=== MATERIAL PROVIDED ===

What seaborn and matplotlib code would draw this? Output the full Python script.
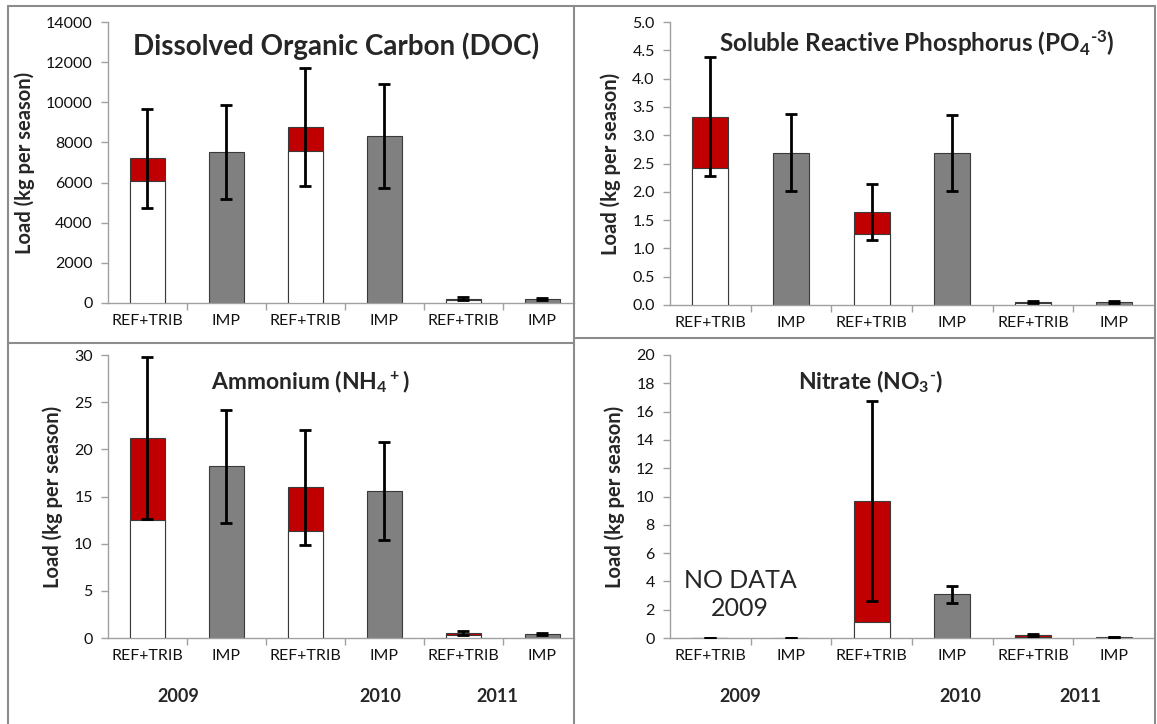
import numpy as np
import pandas as pd
import matplotlib
matplotlib.use("Agg")
import matplotlib.pyplot as plt
import seaborn as sns
from matplotlib.lines import Line2D

# ---------------- data ----------------
groups = ["REF+TRIB", "IMP", "REF+TRIB", "IMP", "REF+TRIB", "IMP"]
years = ["2009", "2009", "2010", "2010", "2011", "2011"]

doc_total = [7200, 7500, 8770, 8330, 220, 200]
doc_base = [6100, np.nan, 7550, np.nan, 150, np.nan]
doc_err = [2470, 2340, 2940, 2580, 60, 60]

srp_total = [3.33, 2.69, 1.64, 2.69, 0.05, 0.05]
srp_base = [2.42, np.nan, 1.25, np.nan, 0.04, np.nan]
srp_err = [1.05, 0.68, 0.50, 0.67, 0.015, 0.015]

nh4_total = [21.2, 18.2, 16.0, 15.6, 0.55, 0.40]
nh4_base = [12.5, np.nan, 11.35, np.nan, 0.30, np.nan]
nh4_err = [8.6, 6.0, 6.1, 5.2, 0.20, 0.10]

no3_total = [0.0, 0.0, 9.68, 3.1, 0.20, 0.07]
no3_base = [0.0, np.nan, 1.13, np.nan, 0.08, np.nan]
no3_err = [0.0, 0.0, 7.05, 0.6, 0.08, 0.02]

year_labels = ["2009", "2010", "2011"]

RED = "#C00000"
GRAY = "#808080"
AXC = "#A0A0A0"

sns.set_style("white")
plt.rcParams["font.family"] = ["Lato", "DejaVu Sans"]
plt.rcParams["mathtext.default"] = "regular"

fig = plt.figure(figsize=(11.57, 7.24), dpi=100)
W, H = 1157, 724


def fax(x0, y0, x1, y1):
    return fig.add_axes([x0 / W, 1 - y1 / H, (x1 - x0) / W, (y1 - y0) / H])


def panel(ax, total, base, err, ymax, ystep, fmt, title, tx, ty, tsize, xmax):
    keys = [f"{y} {g}" for y, g in zip(years, groups)]
    df = pd.DataFrame({"key": keys, "group": groups, "total": total,
                       "base": base, "err": err})
    pal = {k: (RED if g == "REF+TRIB" else GRAY) for k, g in zip(keys, groups)}
    sns.barplot(data=df, x="key", y="total", hue="key", palette=pal, order=keys,
                hue_order=keys, width=0.45, saturation=1, edgecolor="#3a3a3a",
                linewidth=0.8, legend=False, errorbar=None, ax=ax, zorder=2)
    ref = df[df["group"] == "REF+TRIB"]
    sns.barplot(data=ref, x="key", y="base", order=keys, color="white",
                width=0.45, saturation=1, edgecolor="#3a3a3a", linewidth=0.8,
                errorbar=None, ax=ax, zorder=3)
    ax.errorbar(np.arange(len(keys)), df["total"], yerr=df["err"], fmt="none",
                ecolor="black", elinewidth=2, capsize=4, capthick=2, zorder=5)
    ax.set_xlim(-0.5, xmax)
    ax.set_ylim(0, ymax)
    yt = np.arange(0, ymax + ystep / 2, ystep)
    ax.set_yticks(yt)
    ax.set_yticklabels([fmt.format(v) for v in yt], fontsize=11.5,
                       color="#111111")
    ax.set_xticks(np.arange(0.5, 5, 1))
    ax.set_xticklabels([])
    ax.set_xticks(np.arange(6), minor=True)
    ax.set_xticklabels(groups, minor=True, fontsize=11.5, color="#111111")
    ax.tick_params(axis="x", which="major", length=5, color=AXC, width=1,
                   direction="out", bottom=True)
    ax.tick_params(axis="x", which="minor", length=0, pad=8)
    ax.tick_params(axis="y", length=5, color=AXC, width=1, direction="out",
                   left=True, pad=6)
    for s in ["top", "right"]:
        ax.spines[s].set_visible(False)
    for s in ["left", "bottom"]:
        ax.spines[s].set_color(AXC)
        ax.spines[s].set_linewidth(1)
    ax.set_xlabel("")
    ax.set_ylabel("Load (kg per season)", fontsize=14.5, fontweight="bold",
                  labelpad=8)
    ax.text(tx, ty, title, transform=ax.transAxes, ha="center", va="center",
            fontsize=tsize, fontweight="bold")
    ax.grid(False)


ax1 = fax(108, 22, 574, 303)
panel(ax1, doc_total, doc_base, doc_err, 14000, 2000, "{:.0f}",
      "Dissolved Organic Carbon (DOC)", 0.49, 0.915, 20, 5.4)

ax2 = fax(670, 22, 1154, 305)
panel(ax2, srp_total, srp_base, srp_err, 5.0, 0.5, "{:.1f}",
      "Soluble Reactive Phosphorus (PO$_4{}^{\u20103}$)", 0.51, 0.925, 17.5, 5.5)

ax3 = fax(108, 355, 574, 638)
panel(ax3, nh4_total, nh4_base, nh4_err, 30, 5, "{:.0f}",
      "Ammonium (NH$_4{}^+$)", 0.435, 0.905, 16.5, 5.4)

ax4 = fax(670, 355, 1154, 638)
panel(ax4, no3_total, no3_base, no3_err, 20, 2, "{:.0f}",
      "Nitrate (NO$_3{}^{\u2010}$)", 0.415, 0.905, 16.5, 5.5)
ax4.text(0.145, 0.155, "NO DATA\n2009", transform=ax4.transAxes, ha="center",
         va="center", fontsize=18, linespacing=1.25)

# year labels
for x, lab in zip([178, 380, 497], year_labels):
    fig.text(x / W, 1 - 697 / H, lab, ha="center", va="center", fontsize=13,
             fontweight="bold")
for x, lab in zip([740, 960, 1080], year_labels):
    fig.text(x / W, 1 - 697 / H, lab, ha="center", va="center", fontsize=13,
             fontweight="bold")

# panel borders
LC = "#8c8c8c"
def fline(xs, ys):
    fig.add_artist(Line2D([x / W for x in xs], [1 - y / H for y in ys],
                          color=LC, lw=1.5, transform=fig.transFigure))

fline([8, 1155], [6, 6])
fline([8, 8], [6, 724])
fline([1155, 1155], [6, 724])
fline([574, 574], [6, 724])
fline([8, 574], [343, 343])
fline([574, 1155], [338, 338])

fig.savefig("out.png", dpi=100)
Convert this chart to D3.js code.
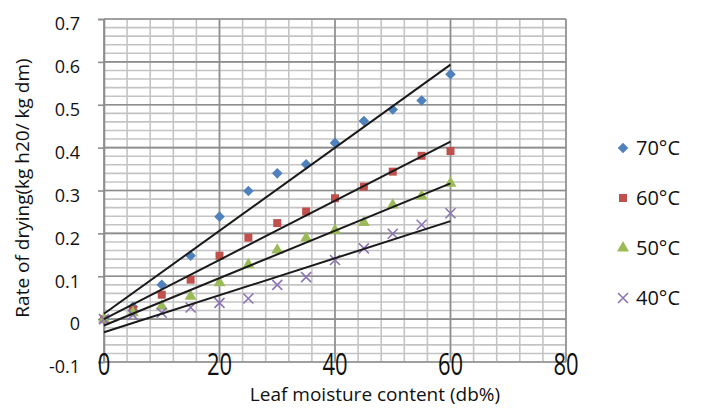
<!DOCTYPE html>
<html>
<head>
<meta charset="utf-8">
<script src="https://cdn.jsdelivr.net/npm/d3@7"></script>
<style>
  body { margin: 0; background: #fff; }
  text { font-family: "Open Sans", sans-serif; fill: #111; }
</style>
</head>
<body>
<div id="chart"></div>
<script>
// leaf moisture content (db%)
const moisture = [0, 5, 10, 15, 20, 25, 30, 35, 40, 45, 50, 55, 60];
// rate of drying per temperature
const rate70 = [0, 0.029, 0.08, 0.148, 0.239, 0.299, 0.34, 0.361, 0.411, 0.462, 0.489, 0.51, 0.571];
const rate60 = [0, 0.022, 0.057, 0.092, 0.148, 0.19, 0.224, 0.251, 0.282, 0.309, 0.344, 0.381, 0.392];
const rate50 = [0, 0.015, 0.03, 0.053, 0.085, 0.127, 0.161, 0.189, 0.207, 0.225, 0.266, 0.287, 0.317];
const rate40 = [0, 0.01, 0.015, 0.027, 0.038, 0.048, 0.08, 0.098, 0.138, 0.165, 0.199, 0.22, 0.247];
const seriesNames = ["70°C", "60°C", "50°C", "40°C"];
const xTicks = [0, 20, 40, 60, 80];
const yTicks = [-0.1, 0, 0.1, 0.2, 0.3, 0.4, 0.5, 0.6, 0.7];

const series = [
  { name: seriesNames[0], values: rate70, color: "#4f81bd", symbol: "diamond" },
  { name: seriesNames[1], values: rate60, color: "#c0504d", symbol: "square" },
  { name: seriesNames[2], values: rate50, color: "#9bbb59", symbol: "triangle" },
  { name: seriesNames[3], values: rate40, color: "#8c74b4", symbol: "cross" }
];

const width = 701, height = 409;
const plot = { left: 104, right: 566, top: 19, bottom: 362 };

const x = d3.scaleLinear().domain([0, 80]).range([plot.left, plot.right]);
const y = d3.scaleLinear().domain([-0.1, 0.7]).range([plot.bottom, plot.top]);

const svg = d3.select("#chart").append("svg")
  .attr("width", width)
  .attr("height", height);

// minor grid
const grid = svg.append("g");
grid.selectAll(".vminor")
  .data(d3.range(0, 81, 4))
  .enter().append("line")
  .attr("x1", d => x(d)).attr("x2", d => x(d))
  .attr("y1", plot.top).attr("y2", plot.bottom)
  .attr("stroke", "#c4c4c4").attr("stroke-width", 1.6);
grid.selectAll(".hminor")
  .data(d3.range(-0.1, 0.7001, 0.02))
  .enter().append("line")
  .attr("x1", plot.left).attr("x2", plot.right)
  .attr("y1", d => y(d)).attr("y2", d => y(d))
  .attr("stroke", "#c4c4c4").attr("stroke-width", 1.6);

// major grid
grid.selectAll(".vmajor")
  .data(xTicks)
  .enter().append("line")
  .attr("x1", d => x(d)).attr("x2", d => x(d))
  .attr("y1", plot.top).attr("y2", plot.bottom)
  .attr("stroke", "#8e8e8e").attr("stroke-width", 1.6);
grid.selectAll(".hmajor")
  .data(yTicks)
  .enter().append("line")
  .attr("x1", plot.left).attr("x2", plot.right)
  .attr("y1", d => y(d)).attr("y2", d => y(d))
  .attr("stroke", "#8e8e8e").attr("stroke-width", 1.6);

// y axis
const yAxis = svg.append("g")
  .attr("transform", `translate(${plot.left},0)`)
  .call(d3.axisLeft(y).tickValues(yTicks).tickSize(6).tickPadding(18)
    .tickFormat(d => String(+d.toFixed(1))));
yAxis.select(".domain").attr("stroke", "#8e8e8e").attr("stroke-width", 1.6);
yAxis.selectAll(".tick line").attr("stroke", "#8e8e8e").attr("stroke-width", 1.6);
yAxis.selectAll(".tick text")
  .style("font-size", "18px")
  .attr("dy", "0.6em")
  .style("font-family", "'Open Sans', sans-serif");

// x tick labels sit on the bottom line, stretched a bit vertically like the picture
svg.append("g").selectAll("text")
  .data(xTicks)
  .enter().append("text")
  .attr("transform", d => `translate(${x(d)},${plot.bottom + 2}) scale(1,1.4)`)
  .attr("text-anchor", "middle")
  .attr("dy", "0.36em")
  .style("font-size", "22px")
  .text(d => d);

// axis titles
svg.append("text")
  .attr("x", 375).attr("y", 401)
  .attr("text-anchor", "middle")
  .style("font-size", "19px")
  .text("Leaf moisture content (db%)");

svg.append("text")
  .attr("transform", "translate(29,188) rotate(-90)")
  .attr("text-anchor", "middle")
  .style("font-size", "19px")
  .text("Rate of drying(kg h20/ kg dm)");

// symbol path for a marker
function marker(sel, s, size) {
  if (s.symbol === "cross") {
    sel.append("path")
      .attr("d", `M${-size},${-size}L${size},${size}M${-size},${size}L${size},${-size}`)
      .attr("stroke", s.color).attr("stroke-width", 1.6).attr("fill", "none");
  } else if (s.symbol === "diamond") {
    sel.append("path")
      .attr("d", d3.symbol().type(d3.symbolSquare).size(56)())
      .attr("transform", "rotate(45)")
      .attr("fill", s.color);
  } else {
    const type = { square: d3.symbolSquare, triangle: d3.symbolTriangle }[s.symbol];
    const area = { square: 64, triangle: 62 }[s.symbol];
    sel.append("path")
      .attr("d", d3.symbol().type(type).size(area)())
      .attr("fill", s.color);
  }
}

// data points
series.forEach(s => {
  const g = svg.append("g");
  s.values.forEach((v, i) => {
    const p = g.append("g").attr("transform", `translate(${x(moisture[i])},${y(v)})`);
    marker(p, s, 5);
  });
});

// linear trendlines (least squares over the points)
series.forEach(s => {
  const mx = d3.mean(moisture), my = d3.mean(s.values);
  const slope = d3.sum(moisture, (m, i) => (m - mx) * (s.values[i] - my)) /
    d3.sum(moisture, m => (m - mx) * (m - mx));
  const icpt = my - slope * mx;
  const ends = [moisture[0], moisture[moisture.length - 1]];
  svg.append("path")
    .attr("d", d3.line().x(d => x(d)).y(d => y(icpt + slope * d))(ends))
    .attr("stroke", "#1a1a1a").attr("stroke-width", 2).attr("fill", "none");
});

// legend
const legend = svg.append("g");
series.forEach((s, i) => {
  const row = legend.append("g").attr("transform", `translate(623,${148 + i * 50})`);
  marker(row, s, 5);
  row.append("text")
    .attr("x", 13).attr("dy", "0.36em")
    .style("font-size", "20px")
    .text(s.name);
});
</script>
</body>
</html>
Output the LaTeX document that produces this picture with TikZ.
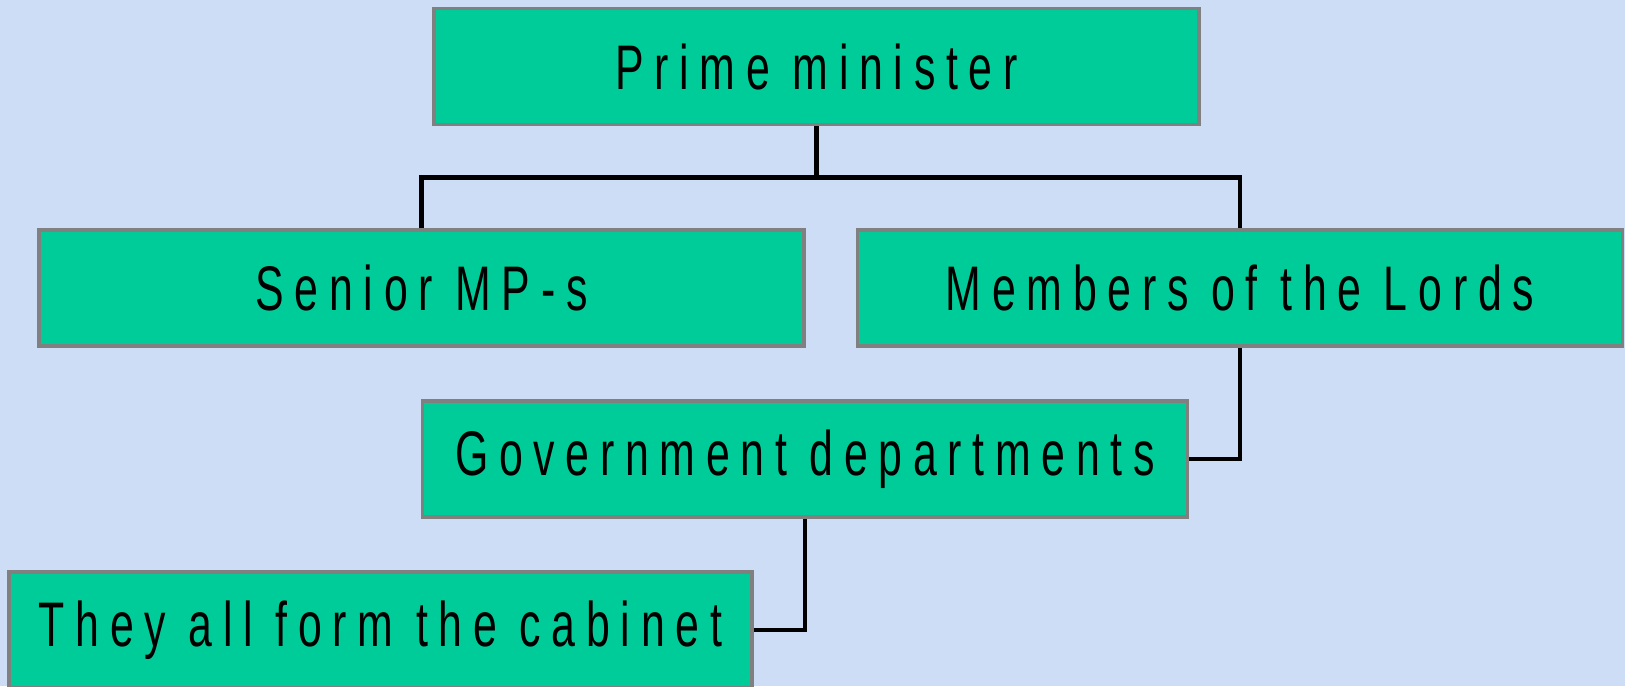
\documentclass[tikz,border=0pt]{standalone}
\usepackage{fontspec}
\usepackage{tikz}
\newfontfamily\boxfont[FakeStretch=0.68,LetterSpace=17]{Liberation Sans}
\definecolor{slidebg}{RGB}{204,221,245}
\definecolor{boxgreen}{RGB}{0,204,153}
\definecolor{boxrim}{RGB}{128,128,128}
\tikzset{
	orgbox/.style={draw=boxrim, line width=3.5pt, fill=boxgreen, rectangle,
		minimum width=765pt, minimum height=116pt, inner sep=0pt,
		font=\boxfont\fontsize{63}{70}\selectfont, text=black},
	link/.style={draw=black, line width=4.5pt}
}

\begin{document}
\begin{tikzpicture}[x=1pt, y=-1pt]
		%%%%% START %%%%%
		
		\fill[slidebg] (0, 0) rectangle (1625, 686);
		\useasboundingbox (0, 0) rectangle (1625, 686);
		
		\node[orgbox] (pm) at (816.5, 66.5) {Prime minister};
		\node[orgbox] (senior) at (421.5, 288) {Senior MP-s};
		\node[orgbox] (lords) at (1240, 288) {Members of the Lords};
		\node[orgbox] (depts) at (805, 459) {Government departments};
		\node[orgbox, minimum width=743pt] (cabinet) at (380.5, 630) {They all form the cabinet};
		
		\draw[link] (pm.south) -- ++(0, 51) coordinate (fork);
		\draw[link] (senior.north) |- (fork) -| (lords.north);
		
		\draw[link] (lords.south) |- (depts.east);
		\draw[link] (depts.south) |- (cabinet.east);
		
		%%%%% END %%%%%
	\end{tikzpicture}
\end{document}
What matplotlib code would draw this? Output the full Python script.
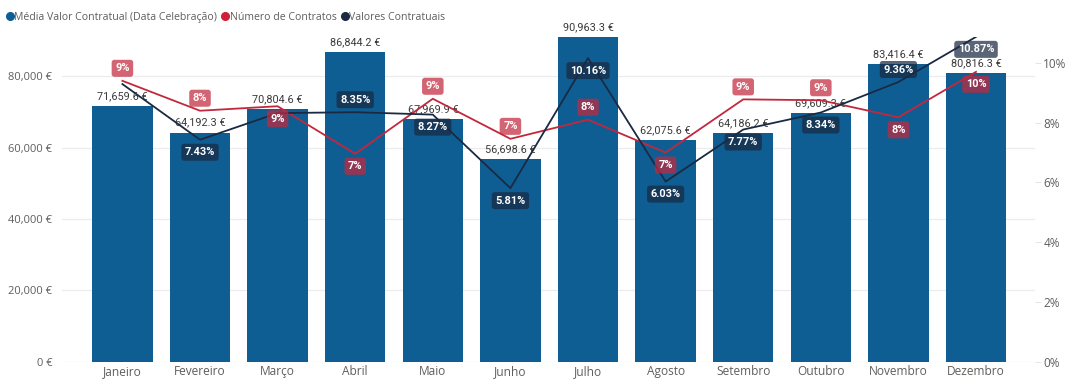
import matplotlib
matplotlib.use("Agg")
import matplotlib.pyplot as plt
from matplotlib.lines import Line2D
from matplotlib.ticker import FuncFormatter, FixedLocator
import numpy as np

# --- data -------------------------------------------------------------
meses = ["Janeiro", "Fevereiro", "Março", "Abril", "Maio", "Junho", "Julho",
         "Agosto", "Setembro", "Outubro", "Novembro", "Dezembro"]
media_valor = [71659.6, 64192.3, 70804.6, 86844.2, 67969.9, 56698.6,
               90963.3, 62075.6, 64186.2, 69609.3, 83416.4, 80816.3]
numero_contratos_pct = [9.4, 8.4, 8.55, 6.96, 8.8, 7.46, 8.1, 7.0,
                        8.78, 8.75, 8.18, 9.7]
valores_contratuais_pct = [9.29, 7.43, 8.32, 8.35, 8.27, 5.81, 10.16, 6.03,
                           7.77, 8.34, 9.36, 10.87]

# label placement (1 = above the point, 0 = below, None = hidden)
pos_contratos = [1, 1, 0, 0, 1, 1, 1, 0, 1, 1, 0, 0]
pos_valores = [None, 0, None, 1, 0, 0, 0, 0, 0, 0, 1, 0]

# --- style ------------------------------------------------------------
C_BAR = "#0F5E93"
C_RED = "#C2283D"
C_NAVY = "#1A2A42"
C_GRID = "#ECECEC"
C_TXT = "#605E5C"
UI_FONT = "Open Sans"
LBL_FONT = "Roboto"

fig = plt.figure(figsize=(10.67, 3.83), dpi=100)
ax = fig.add_axes([0.058, 0.055, 0.912, 0.848])
ax2 = ax.twinx()

x = np.arange(len(meses))

# bars
ax.bar(x, media_valor, width=0.78, color=C_BAR, zorder=2)
ax.set_xlim(-0.78, len(meses) - 1 + 0.76)
ax.set_ylim(0, 90900)
ax.yaxis.set_major_locator(FixedLocator([0, 20000, 40000, 60000, 80000]))
ax.yaxis.set_major_formatter(FuncFormatter(lambda v, p: f"{v:,.0f} €"))
ax.grid(axis="y", color=C_GRID, linewidth=0.9, zorder=0)
ax.set_axisbelow(True)
ax.set_xticks(x)
ax.set_xticklabels(meses)
ax.tick_params(axis="x", length=0, pad=2, labelsize=8.6, labelcolor=C_TXT)
ax.tick_params(axis="y", length=0, pad=7, labelsize=8.0, labelcolor=C_TXT)
for lab in ax.get_xticklabels() + ax.get_yticklabels():
    lab.set_fontfamily(UI_FONT)
for s in ax.spines.values():
    s.set_visible(False)

# bar value labels
for xi, v in zip(x, media_valor):
    ax.annotate(f"{v:,.1f} €", (xi, v), xytext=(0, 3.5), textcoords="offset points",
                ha="center", va="bottom", fontsize=7.8, color="#3A3A3A",
                fontfamily=LBL_FONT, zorder=3, annotation_clip=False)

# percentage lines on the secondary axis
ax2.set_ylim(0, 10.86)
ax2.yaxis.set_major_locator(FixedLocator([0, 2, 4, 6, 8, 10]))
ax2.yaxis.set_major_formatter(FuncFormatter(lambda v, p: f"{v:.0f}%"))
ax2.tick_params(axis="y", length=4, width=0.6, color="#E0E0E0", pad=2,
                labelsize=8.5, labelcolor=C_TXT)
for lab in ax2.get_yticklabels():
    lab.set_fontfamily(UI_FONT)
for s in ax2.spines.values():
    s.set_visible(False)

ax2.plot(x, numero_contratos_pct, color=C_RED, linewidth=1.3, zorder=4)
ax2.plot(x, valores_contratuais_pct, color=C_NAVY, linewidth=1.3, zorder=5)


def pct_label(xi, v, above, color, fmt):
    off = 9.0 if above else -9.0
    ax2.annotate(fmt.format(v), (xi, v), xytext=(0, off), textcoords="offset points",
                 ha="center", va="center", fontsize=7.9, color="white",
                 fontweight="bold", fontfamily=LBL_FONT, zorder=6,
                 annotation_clip=False,
                 bbox=dict(boxstyle="round,pad=0.32,rounding_size=0.25",
                           fc=color, ec="none", alpha=0.72))


for xi, v, p in zip(x, numero_contratos_pct, pos_contratos):
    if p is not None:
        pct_label(xi, v, p == 1, C_RED, "{:.0f}%")
for xi, v, p in zip(x, valores_contratuais_pct, pos_valores):
    if p is not None:
        pct_label(xi, v, p == 1, C_NAVY, "{:.2f}%")

# legend
handles = [
    Line2D([], [], marker="o", linestyle="", color=C_BAR, markersize=5.5),
    Line2D([], [], marker="o", linestyle="", color="#D11F35", markersize=5.5),
    Line2D([], [], marker="o", linestyle="", color=C_NAVY, markersize=5.5),
]
fig.legend(handles, ["Média Valor Contratual (Data Celebração)", "Número de Contratos",
                     "Valores Contratuais"],
           loc="upper left", bbox_to_anchor=(0.0, 0.985), ncol=3, frameon=False,
           handlelength=0.6, handletextpad=0.15, columnspacing=0.45,
           borderaxespad=0.2, prop={"family": UI_FONT, "size": 7.6},
           labelcolor=C_TXT)

fig.savefig("out.png", dpi=100)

===

TO BE DONE
Copy down every line of the entries containing the word "Output".

SOLUTION TO THIS TASK
What seaborn and matplotlib code would draw this? Output the full Python script.
Output the LaTeX document that produces this picture with TikZ.
What matplotlib code would draw this? Output the full Python script.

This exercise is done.